Outside of a small Kentucky town in the 1960s, Andrew Offutt settled his family near the Daniel Boon Wilderness and got to work writing and publishing pornographic novels. The hard-working writer had no idea that his eldest son, Chris, would go on to attend the Iowa Writers’ Workshop and become the celebrated author of many books: Kentucky Straight and Out of the Woods (story collections), The Good Brother (a novel), and No Heroes and The Same River Twice (memoirs).
Andrew Offutt was a difficult and competitive man. It’s lucky he didn’t sense that his intelligent son might be a competitor. Chris’s childhood would have been even harder.

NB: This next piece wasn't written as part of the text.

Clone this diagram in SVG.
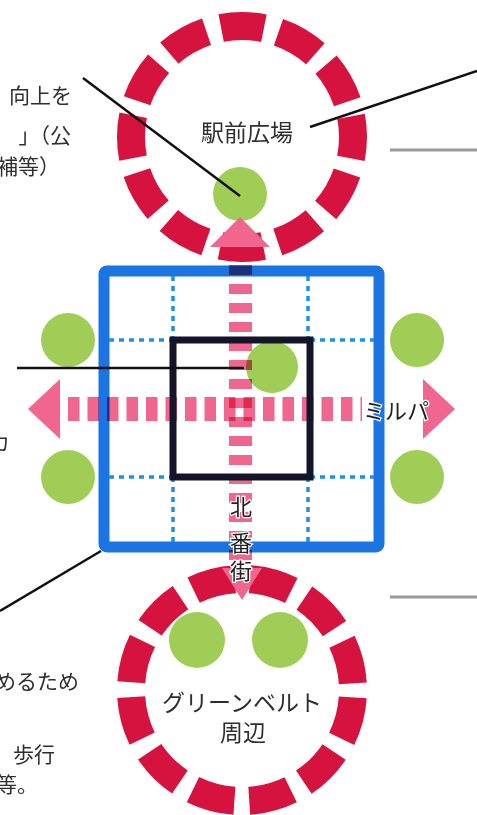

Chris and his siblings knew what their dad was writing in his office all day. Since the office was off-limits to the kids, they were all the more curious. Now and then, Chris snuck in there to have a look around.

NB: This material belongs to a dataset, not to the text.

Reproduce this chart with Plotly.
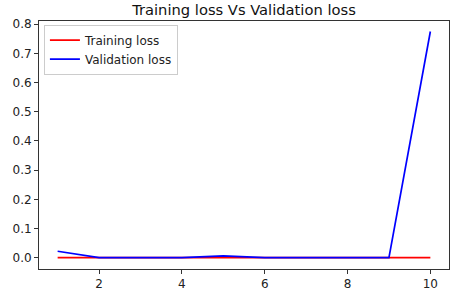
import plotly.graph_objects as go

epochs = [1, 2, 3, 4, 5, 6, 7, 8, 9, 10]
training_loss = [0.0, 0.0, 0.0, 0.0, 0.0, 0.0, 0.0, 0.0, 0.0, 0.0]
validation_loss = [0.022, 0.0005, 0.0005, 0.0005, 0.006, 0.0005, 0.0005, 0.0005, 0.0005, 0.775]
y_ticks = [0.0, 0.1, 0.2, 0.3, 0.4, 0.5, 0.6, 0.7, 0.8]
x_ticks = [2, 4, 6, 8, 10]

fig = go.Figure()
fig.add_trace(go.Scatter(x=epochs, y=training_loss, mode="lines", name="Training loss",
                         line=dict(color="red", width=1.7)))
fig.add_trace(go.Scatter(x=epochs, y=validation_loss, mode="lines", name="Validation loss",
                         line=dict(color="blue", width=1.7)))

axis_common = dict(showgrid=False, zeroline=False, showline=True, linecolor="#333333", linewidth=1,
                   mirror=True, ticks="outside", ticklen=4, tickcolor="#333333", automargin=False,
                   tickfont=dict(family="DejaVu Sans", size=12, color="#222222"))
fig.update_layout(
    width=453, height=292,
    margin=dict(l=39, r=4, t=21, b=23),
    paper_bgcolor="white", plot_bgcolor="white",
    title=dict(text="Training loss Vs Validation loss", xref="paper", x=0.5, xanchor="center",
               y=0.985, yanchor="top",
               font=dict(family="DejaVu Sans", size=14.7, color="#111111")),
    xaxis=dict(range=[0.55, 10.45], tickvals=x_ticks, **axis_common),
    yaxis=dict(range=[-0.0387, 0.811], tickvals=y_ticks, tickformat=".1f", **axis_common),
    legend=dict(x=0.012, y=0.985, xanchor="left", yanchor="top", bgcolor="rgba(255,255,255,0.8)",
                bordercolor="#cccccc", borderwidth=1,
                font=dict(family="DejaVu Sans", size=12, color="#222222"), tracegroupgap=0),
    showlegend=True,
)
fig.write_html("out.html", config={"displayModeBar": False},
               post_script="document.body.style.margin='0';document.body.style.padding='0';")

“As a kid,” Chris Offutt writes, “I’d left his office quickly, giving a swift and nervous glance at the closet, which was always shut. Never seeing its contents gave the closet enormous clout; it was a Pandora’s box with a doorknob.”
When his father dies many decades later, Chris inherits a singular burden: cataloguing decades’ worth of his writing, most of it porn—1800 pounds of the stuff. But he’s wary about steeping himself in this project. For many years Chris has been privately sorting through a myriad of hurts inflicted by his dad, whose pen name was John Cleve.
Now middle-aged, Chris opens the closet door. He finds on the shelves “a wreck of papers” and manuscripts.
Wadded into a musty ball was a John Cleve shirt, now mildewed and rotting. A trail of dried mouse droppings led to a large nest composed of tattered manuscript pages. Twined within the rodent’s home was the shed skin of a snake . . . Throughout my childhood, the most familiar adult refrain was: “Watch for snakes” . . . My seventh-grade teacher taught us that poisonous snakes had a vertical pupil, but getting close enough to see the eyes put you at risk.
Here we encounter a father whose work and accomplishments are forbidding, dangerous, and dirty. What Chris Offutt resents is not pornography, but the father who put alarming sexuality into his kids’ heads. He made frequent sexual remarks around the children. He was often angry with them. His talk and his anger settled into one fearful thing in the spine of each child.
Nevertheless, Chris Offutt sincerely praises his dad throughout the memoir. “My father was a brilliant man, a true iconoclast, fiercely self-reliant, a dark genius, cruelly selfish, and eternally optimistic.” His dad’s motive for writing pornography in the first place surely mitigates some of his rougher behavior: Chris needed expensive orthodontic treatment. His dad wrote pornography for the money.
Chris Offutt wisely resists making his dad a saint, a rebel hero, or even a good guy. Instead, he lays down the family snapshots all together and leaves the contradictions unexplained. Now he admires his father, now he disdains him. Here using a voice of admiration, there speaking in a voice of pain, he engages the reader with the shifting perspectives of a mind at odds with itself.
When Chris was a boy, his father told him a mean story: He said Chris had an older brother, John, but that he, Andrew Offutt, chopped him up and put him in the toilet. “To prove his point, he wrote ‘Hi John’ on a scrap of paper, led my siblings and me to the bathroom, and flushed the note.”
At this moment it’s hard for a reader to sympathize with Andrew Offutt. With some reservation, Chris Offutt does it for us: “In retrospect, it’s clear that my father was trying to be funny with the kind of joke that gets carried away until the humor is leached out and the audience is confused. I can forgive my father for a failed joke. I have made many myself. But as a young boy, I fully believed my father had killed my brother and therefore might kill me.”
Though we suffer with the child, we check our temptation to make a monster of the man who inflicted this grief.
Andrew Offutt believed he was capable of the most ghastly deeds, even murder. Once again, he taxed Chris, as an adult, with stories he didn’t need to hear. “If not for pornography,” Andrew Offutt claimed, “I’d have been a serial killer.” But the son knows the father better than he knows himself: “He was not athletic or strong and therefore was incapable of overpowering most people. He was also a physical coward, having never been in a fistfight. He never struck his children or his wife.” He also never followed through with any of his delusions about his capacity for violence. He loved Henry Miller and wrote a lot of porn.
It makes sense that Andrew Offutt admired Miller. A better man than many people knew, Henry Miller made himself look worse than he was in his books, maybe to explore the terrible nature that exists in all people, maybe to excoriate himself in the face of the human tendency to show one’s self as good. Whatever the reason, Andrew Offutt had a need to convince others that he was the worst kind of villain. Now his son has restored him to a highly flawed, troubled man.
Chris Offutt continually reaches beyond his own feeling to sympathize with a man many readers would prefer to demonize. In that regard, My Father, the Pornographer is contemporary memoir at its best. It achieves the rare miracle of re-creating the human heart on the page.